[START OF MATERIAL PROVIDED]

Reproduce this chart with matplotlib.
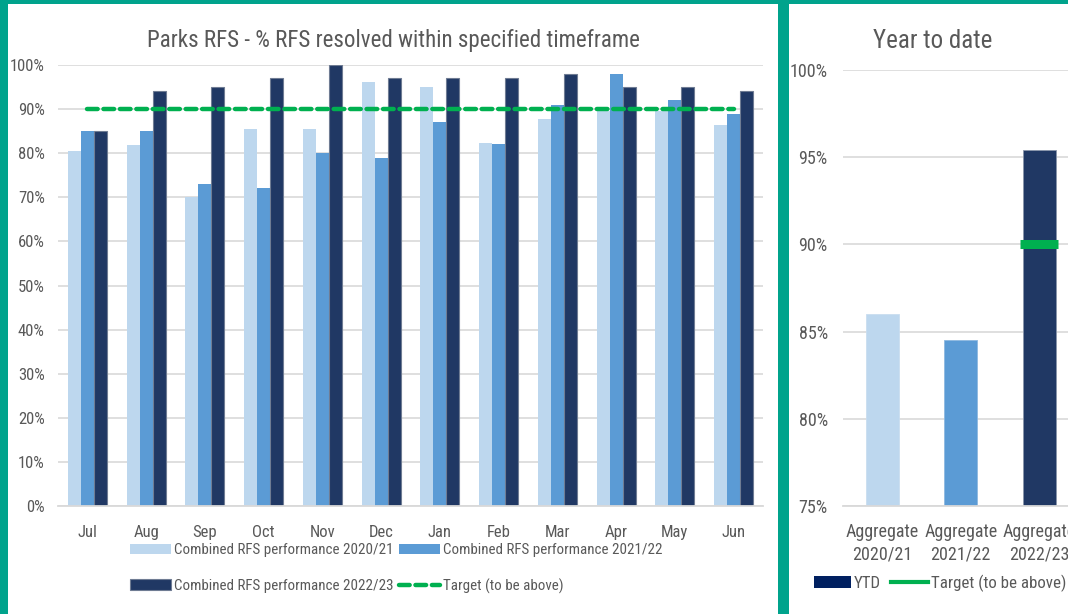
import numpy as np
import matplotlib
matplotlib.use('Agg')
import matplotlib.pyplot as plt
from matplotlib.patches import Rectangle, Patch
from matplotlib.lines import Line2D
from matplotlib.ticker import FuncFormatter

plt.rcParams['font.family'] = ['Roboto Condensed', 'Lato', 'DejaVu Sans']

# Monthly data (% of RFS resolved within timeframe)
months = ['Jul', 'Aug', 'Sep', 'Oct', 'Nov', 'Dec', 'Jan', 'Feb', 'Mar', 'Apr', 'May', 'Jun']
perf_2020_21 = [80.6, 81.8, 70.1, 85.4, 85.6, 96.2, 94.9, 82.2, 87.7, 89.5, 89.5, 86.5]
perf_2021_22 = [85, 85, 73, 72, 80, 79, 87, 82, 91, 98, 92, 89]
perf_2022_23 = [85, 94, 95, 97, 100, 97, 97, 97, 98, 95, 95, 94]
target_monthly = [90] * 12

# Year to date
ytd_labels = ['Aggregate\n2020/21', 'Aggregate\n2021/22', 'Aggregate\n2022/23']
ytd_values = [86.0, 84.5, 95.4]
ytd_target = [np.nan, np.nan, 90]

LIGHT = '#BDD7EE'
MID = '#5B9BD5'
DARK = '#203864'
GREEN = '#00B050'
TEAL = '#00A38C'
TXT = '#595959'
GRID = '#D9D9D9'

W, H = 1068, 614
fig = plt.figure(figsize=(W / 100, H / 100), dpi=100, facecolor=TEAL)

# white panels inside the teal frame
fig.patches.append(Rectangle((8 / W, 0), 770 / W, 1 - 4 / H, transform=fig.transFigure,
                             facecolor='white', edgecolor='none', zorder=-5))
fig.patches.append(Rectangle((789 / W, 0), 300 / W, 1 - 4 / H, transform=fig.transFigure,
                             facecolor='white', edgecolor='none', zorder=-5))

pct = FuncFormatter(lambda v, _: f'{v:.0f}%')


def style_axes(ax, size):
    ax.set_facecolor('none')
    ax.set_zorder(2)
    for s in ['top', 'right', 'left']:
        ax.spines[s].set_visible(False)
    ax.spines['bottom'].set_color(GRID)
    ax.spines['bottom'].set_linewidth(1.3)
    ax.yaxis.grid(True, color=GRID, linewidth=1.2)
    ax.set_axisbelow(True)
    ax.tick_params(length=0, colors=TXT, labelsize=size)
    ax.yaxis.set_major_formatter(pct)


# ---- monthly chart ----
ax1 = fig.add_axes([58 / W, 1 - 506 / H, 705 / W, 441 / H])
style_axes(ax1, 12)
x = np.arange(len(months))
bw = 0.222
ax1.bar(x - bw, perf_2020_21, bw, color=LIGHT, label='Combined RFS performance 2020/21')
ax1.bar(x, perf_2021_22, bw, color=MID, label='Combined RFS performance 2021/22')
ax1.bar(x + bw, perf_2022_23, bw, color=DARK, edgecolor='#6F7C93', linewidth=0.8,
        label='Combined RFS performance 2022/23')
ax1.plot(x, target_monthly, color=GREEN, linewidth=3.2, linestyle=(0, (2.4, 1.3)),
         dash_capstyle='round', label='Target (to be above)')
ax1.set_xlim(-0.5, len(months) - 0.5)
ax1.set_ylim(0, 100)
ax1.set_yticks(range(0, 101, 10))
ax1.set_xticks(x, months)
ax1.tick_params(axis='y', pad=9.5)
ax1.tick_params(axis='x', pad=14)

h, l = ax1.get_legend_handles_labels()
order = [1, 3, 2, 0]  # light, dark | mid, target (column-wise fill)
fig.legend([h[i] for i in order], [l[i] for i in order], ncol=2,
           loc='upper left', bbox_to_anchor=(130 / W, 1 - 543 / H),
           frameon=False, fontsize=10.8, labelcolor=TXT, borderpad=0, borderaxespad=0,
           handlelength=2.7, handleheight=0.7, handletextpad=0.25,
           columnspacing=0.35, labelspacing=1.45)

fig.text(393 / W, 1 - 41 / H, 'Parks RFS - % RFS resolved within specified timeframe',
         ha='center', va='center', fontsize=16.6, color=TXT)

# ---- year to date chart ----
ax2 = fig.add_axes([843 / W, 1 - 506 / H, 235.5 / W, 436 / H])
style_axes(ax2, 13)
xc = np.arange(len(ytd_labels))
ax2.bar(xc, ytd_values, 0.42, color=[LIGHT, MID, DARK], edgecolor=['#C9DDF0', '#8DB8E0', '#8A96AB'],
        linewidth=0.6)
ax2.plot(xc, ytd_target, linestyle='none', marker='_', markersize=27, markeredgewidth=6.5,
         color=GREEN)
ax2.set_xlim(-0.5, len(ytd_labels) - 0.5)
ax2.set_ylim(75, 100)
ax2.set_yticks(range(75, 101, 5))
ax2.set_xticks(xc, ytd_labels, linespacing=1.35)
ax2.tick_params(axis='y', pad=11)
ax2.tick_params(axis='x', pad=12)

handles2 = [Patch(facecolor='#002060', edgecolor='none'),
            Line2D([], [], color=GREEN, linewidth=3)]
fig.legend(handles2, ['YTD', 'Target (to be above)'], ncol=2, loc='center left',
           bbox_to_anchor=(814 / W, 1 - 583 / H), frameon=False, fontsize=12.2,
           labelcolor=TXT, borderpad=0, borderaxespad=0,
           handlelength=2.2, handleheight=0.7, handletextpad=0.15,
           columnspacing=0.6)

fig.text(933 / W, 1 - 41 / H, 'Year to date', ha='center', va='center', fontsize=18, color=TXT)

fig.savefig('out.png', dpi=100, facecolor=fig.get_facecolor())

[END OF MATERIAL PROVIDED]

• THE TASK: Copy all the lines of data exactly as they appear, dropping any images.

• RESULT OF THE TASK:
Reproduce this chart with matplotlib.
import numpy as np
import matplotlib
matplotlib.use('Agg')
import matplotlib.pyplot as plt
from matplotlib.patches import Rectangle, Patch
from matplotlib.lines import Line2D
from matplotlib.ticker import FuncFormatter

plt.rcParams['font.family'] = ['Roboto Condensed', 'Lato', 'DejaVu Sans']

# Monthly data (% of RFS resolved within timeframe)
months = ['Jul', 'Aug', 'Sep', 'Oct', 'Nov', 'Dec', 'Jan', 'Feb', 'Mar', 'Apr', 'May', 'Jun']
perf_2020_21 = [80.6, 81.8, 70.1, 85.4, 85.6, 96.2, 94.9, 82.2, 87.7, 89.5, 89.5, 86.5]
perf_2021_22 = [85, 85, 73, 72, 80, 79, 87, 82, 91, 98, 92, 89]
perf_2022_23 = [85, 94, 95, 97, 100, 97, 97, 97, 98, 95, 95, 94]
target_monthly = [90] * 12

# Year to date
ytd_labels = ['Aggregate\n2020/21', 'Aggregate\n2021/22', 'Aggregate\n2022/23']
ytd_values = [86.0, 84.5, 95.4]
ytd_target = [np.nan, np.nan, 90]

LIGHT = '#BDD7EE'
MID = '#5B9BD5'
DARK = '#203864'
GREEN = '#00B050'
TEAL = '#00A38C'
TXT = '#595959'
GRID = '#D9D9D9'

W, H = 1068, 614
fig = plt.figure(figsize=(W / 100, H / 100), dpi=100, facecolor=TEAL)

# white panels inside the teal frame
fig.patches.append(Rectangle((8 / W, 0), 770 / W, 1 - 4 / H, transform=fig.transFigure,
                             facecolor='white', edgecolor='none', zorder=-5))
fig.patches.append(Rectangle((789 / W, 0), 300 / W, 1 - 4 / H, transform=fig.transFigure,
                             facecolor='white', edgecolor='none', zorder=-5))

pct = FuncFormatter(lambda v, _: f'{v:.0f}%')


def style_axes(ax, size):
    ax.set_facecolor('none')
    ax.set_zorder(2)
    for s in ['top', 'right', 'left']:
        ax.spines[s].set_visible(False)
    ax.spines['bottom'].set_color(GRID)
    ax.spines['bottom'].set_linewidth(1.3)
    ax.yaxis.grid(True, color=GRID, linewidth=1.2)
    ax.set_axisbelow(True)
    ax.tick_params(length=0, colors=TXT, labelsize=size)
    ax.yaxis.set_major_formatter(pct)


# ---- monthly chart ----
ax1 = fig.add_axes([58 / W, 1 - 506 / H, 705 / W, 441 / H])
style_axes(ax1, 12)
x = np.arange(len(months))
bw = 0.222
ax1.bar(x - bw, perf_2020_21, bw, color=LIGHT, label='Combined RFS performance 2020/21')
ax1.bar(x, perf_2021_22, bw, color=MID, label='Combined RFS performance 2021/22')
ax1.bar(x + bw, perf_2022_23, bw, color=DARK, edgecolor='#6F7C93', linewidth=0.8,
        label='Combined RFS performance 2022/23')
ax1.plot(x, target_monthly, color=GREEN, linewidth=3.2, linestyle=(0, (2.4, 1.3)),
         dash_capstyle='round', label='Target (to be above)')
ax1.set_xlim(-0.5, len(months) - 0.5)
ax1.set_ylim(0, 100)
ax1.set_yticks(range(0, 101, 10))
ax1.set_xticks(x, months)
ax1.tick_params(axis='y', pad=9.5)
ax1.tick_params(axis='x', pad=14)

h, l = ax1.get_legend_handles_labels()
order = [1, 3, 2, 0]  # light, dark | mid, target (column-wise fill)
fig.legend([h[i] for i in order], [l[i] for i in order], ncol=2,
           loc='upper left', bbox_to_anchor=(130 / W, 1 - 543 / H),
           frameon=False, fontsize=10.8, labelcolor=TXT, borderpad=0, borderaxespad=0,
           handlelength=2.7, handleheight=0.7, handletextpad=0.25,
           columnspacing=0.35, labelspacing=1.45)

fig.text(393 / W, 1 - 41 / H, 'Parks RFS - % RFS resolved within specified timeframe',
         ha='center', va='center', fontsize=16.6, color=TXT)

# ---- year to date chart ----
ax2 = fig.add_axes([843 / W, 1 - 506 / H, 235.5 / W, 436 / H])
style_axes(ax2, 13)
xc = np.arange(len(ytd_labels))
ax2.bar(xc, ytd_values, 0.42, color=[LIGHT, MID, DARK], edgecolor=['#C9DDF0', '#8DB8E0', '#8A96AB'],
        linewidth=0.6)
ax2.plot(xc, ytd_target, linestyle='none', marker='_', markersize=27, markeredgewidth=6.5,
         color=GREEN)
ax2.set_xlim(-0.5, len(ytd_labels) - 0.5)
ax2.set_ylim(75, 100)
ax2.set_yticks(range(75, 101, 5))
ax2.set_xticks(xc, ytd_labels, linespacing=1.35)
ax2.tick_params(axis='y', pad=11)
ax2.tick_params(axis='x', pad=12)

handles2 = [Patch(facecolor='#002060', edgecolor='none'),
            Line2D([], [], color=GREEN, linewidth=3)]
fig.legend(handles2, ['YTD', 'Target (to be above)'], ncol=2, loc='center left',
           bbox_to_anchor=(814 / W, 1 - 583 / H), frameon=False, fontsize=12.2,
           labelcolor=TXT, borderpad=0, borderaxespad=0,
           handlelength=2.2, handleheight=0.7, handletextpad=0.15,
           columnspacing=0.6)

fig.text(933 / W, 1 - 41 / H, 'Year to date', ha='center', va='center', fontsize=18, color=TXT)

fig.savefig('out.png', dpi=100, facecolor=fig.get_facecolor())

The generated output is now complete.